Below are specific tips and policies for carrying your wedding dress onto flights on these five major US airlines.
Can you bring your wedding dress as a carry-on?
Yes. Customers are allowed a soft-sided garment bag in lieu of a carry-on bag (get specific dimension and details here). But keep in mind, only some American Airlines aircraft feature closets for hanging garments and those with space give priority to passengers with other carry-ons that can't be stowed overhead (think: wheelchair, walker, bicycle, surfboard).
Delta Air Lines
Can you bring your wedding dress as a carry-on?
Absolutely. Delta even designates a section on its website to destination wedding travel tips, where it specifies that brides often carry on their gowns, and, even if they're flying coach, the crew can usually accommodate them by hanging their dress in a first-class coat closet. Again, you need to follow baggage size guidelines in case there's no room for your dress in the inflight wardrobe. But, hey, if the airline actually lets people bring Christmas trees on board, you're probably set to jet with your (properly packed) strapless A-line.
Another great option? Take advantage of Delta's recently launched Early Valet program. About 45 minutes prior to boarding, a gate agent will preload your dress to the overhead bin directly above your seat, so no more fretting about cramming it in some opening 12 rows back—or not finding any space at all. Oh, and it's free! But it's only available on select routes and vessels, so do your research.
Can you bring your wedding dress as a carry-on?
You bet. United Airlines highly recommends you carry on versus check any high-value, fragile or perishable belongings, including "garment bags not designed for travel," and will accept these specialty items (AKA your packed-up wedding dress) as carry-ons. Gate agents and crew members will be as accommodating as possible with your wedding ensemble, space permitting. See United's carry-on size restrictions here.
Overall, airlines and their friendly crew members are pretty cool when it comes to wedding dresses—they're excited for you (it's your wedding!) and want you to have the smoothest, most stress-free experience possible.
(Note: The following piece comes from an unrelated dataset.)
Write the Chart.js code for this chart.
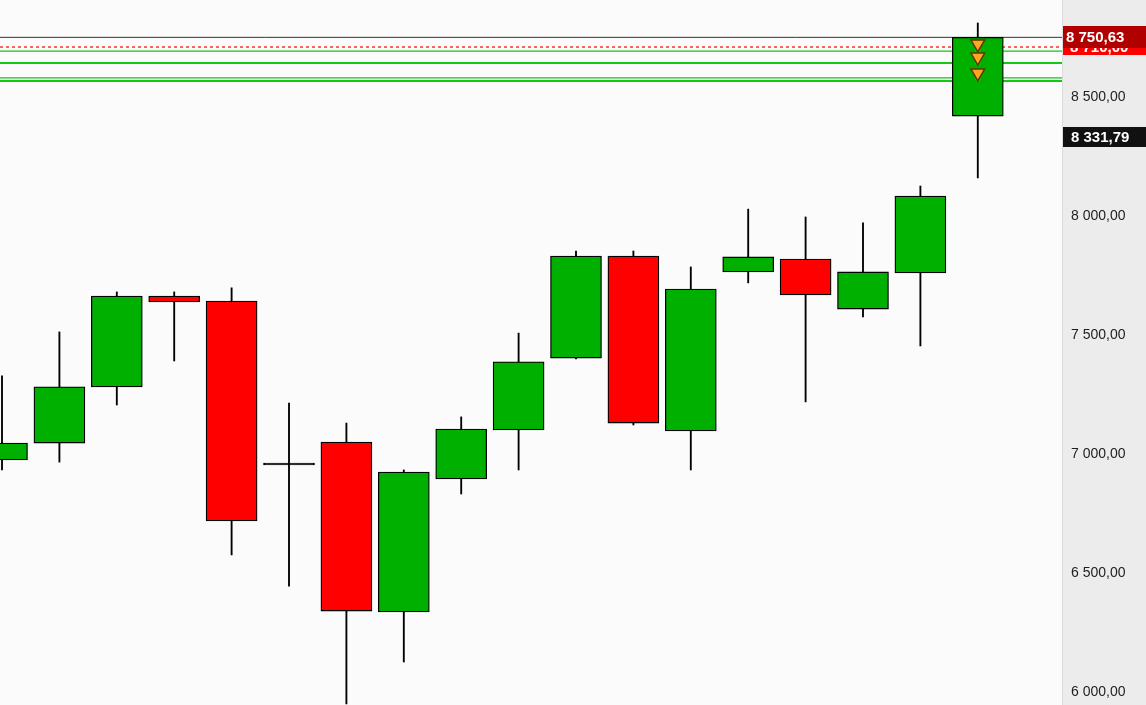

When in doubt, call or tweet at your airline (yes, you read that correctly) to get the exact answers you need based on your circumstances. One last thing: You won't regret bringing a fabric steamer with you or contacting your destination site about steaming options since you can't always guarantee a wrinkle-free dress upon arrival.
Frequently Asked Questions
Hang dresses in a plastic dry-cleaning bag, then place the wrapped dress inside a hanging travel garment bag. Some airlines offer closets for hanging garment bags, which allows you to bring the dress with you as a carry-on item. Garment bags also result in fewer wrinkles even if you must check the bag.
Never store your dress in a vacuum sealed bag or plastic container! While this may seem like a great way to preserve your gown, plastic containers or bags emit fumes that can yellow or discolor the fabric. Additionally, moisture trapped within the container can cause a buildup of mildew or mold.
Pinning pillowcases, fitted sheets, or large garbage bags around your gown will do the trick in a pinch. Once your dress is in a bag, hang it on the hooks inside the roof of the car. Drape the skirt over the back seat, keeping it as flat as possible to avoid wrinkling.